There have been demonstrations in the streets of most of Israel’s big cities for months, mostly on Saturday nights, right after Shabbat ends. They’ve been huge and nonviolent. The biggest so far began the day after Ms. Nyman’s second one, fueled by Netanyahu’s firing his defense minister, Yoav Gallant. But Ms. Nyman’s experiences seem to have been both vivid and representative.

Danielle Nyman

“There were thousands of people there, in Jerusalem,” she said. “They were in good spirits, shouting slogans. Most were shouting ‘Democratia,’ Hebrew for ‘Democracy.’

“They were milling around with large Israeli flags,” she continued. “They want to emphasize that they are not a bunch of malcontents, or unpatriotic left-wing kooks. They want to show that they are people who deeply love their country, and they are willing to come out week after week to protest the new government’s policies.”

The first week that she went to a rally, “it was raining hard, and it was cold,” Ms. Nyman said. “There were people there handing out hot tea.

“There were lots of people there. Including me. And I’m 83.”

She was struck by the women dressed in the red robes and white bonnets of Margaret Atwood’s breeders in “The Handmaid’s Tale.” “They were walking with their hands behind them; submissive women there only to bear children for the patriarchy,” Ms. Nyman said. Many Israelis think that Netanyahu’s proposed changes are likely to harm women.

“The women were protesting against the government’s policies about women and families that it is trying to push through, which will change the daily lives of people here,” she continued.

As for everyone else, “they were dressed casually, in everyday clothes,” she said. “Some men wore kippot,” showing that they are religiously observant. Others did not. “There were religious and nonreligious people there. There were children; little children, being carried on their parents’ shoulders.

“There was a sense that it is important,” she said. “A sense that we all need to be out here.”
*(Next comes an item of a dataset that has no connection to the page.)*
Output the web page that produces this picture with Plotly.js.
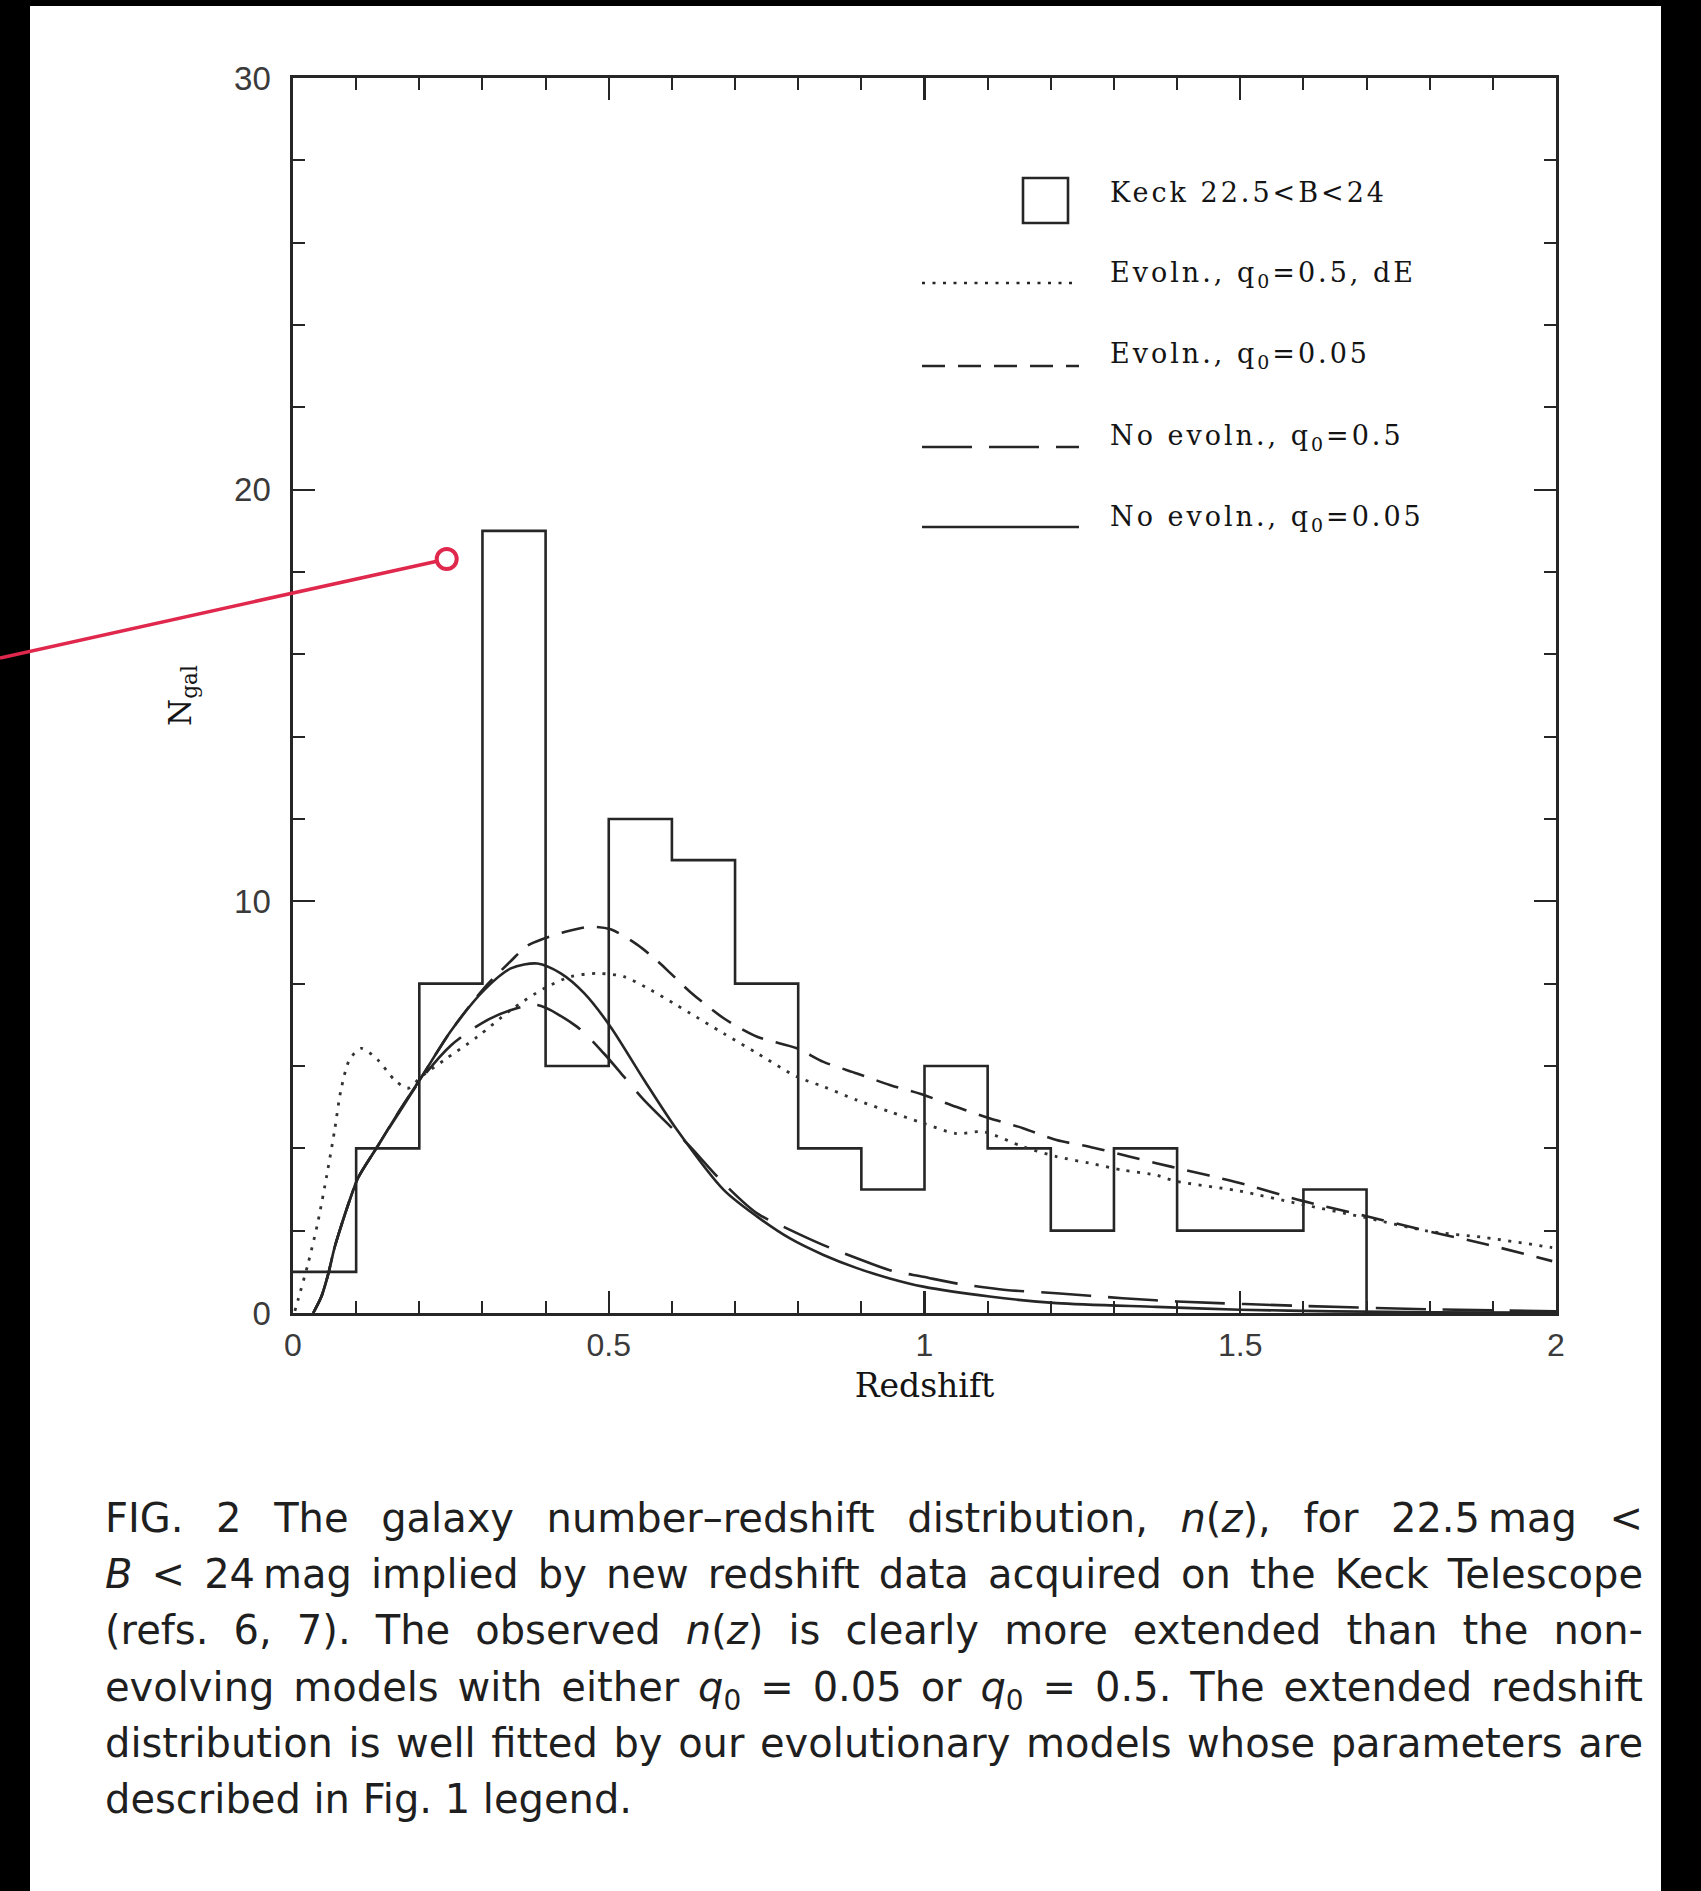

Ms. Nyman joined the protests because “I am a liberal Jew, and I believe in democracy,” she said. “I believe in checks and balances. It’s a good American notion.”

She brings her own history to the protests. Ms. Nyman was born “to a French Jewish family on October 14, 1939, a month and a half after the war began,” she said. “We lived in the north of France, and we fled to a town called Montlucon, in what became Vichy. We lived there for three years until we were able to come to this country. To America.”

The family was able to get American visas. That was unusual. “My father was an electrical engineer,” Ms. Nyman said. “He worked in a steel factory in the Vichy area, and he was fired because he was a Jew.

“But he stole the blueprint of the factory, and he offered it to the American consul. In return, we were promised visas.” There were very few such visas given. “We were very lucky,” Ms. Nyman said.

She grew up on the Upper West Side, went to the High School of Music and Art, where she majored in violin, viola, and conducting, and then on to City College and Columbia. She taught in private and public schools for 45 years; her career culminated in her role as social studies supervisor for kindergarten through 12th grade in Millburn-Short Hills.

She’s also a trustee at the Flat Rock Brook Nature Center in Englewood, and she’s on Englewood’s environmental commission.

In other words, Ms. Nyman is well positioned to understand political threats, political extremism, the importance of checks and balances in a functioning political system, public service and the responsibility politicians have to the polity, and that the polity has toward politicians.

That’s why she protested — and that’s why everyone else did as well.

“We weren’t a bunch of leftwing crazies,” she stressed. “We weren’t anarchists ready to bring down the system.” They were just a bunch — a very large and loud bunch —of good-natured Israelis and other Zionists, doing what they felt compelled to do.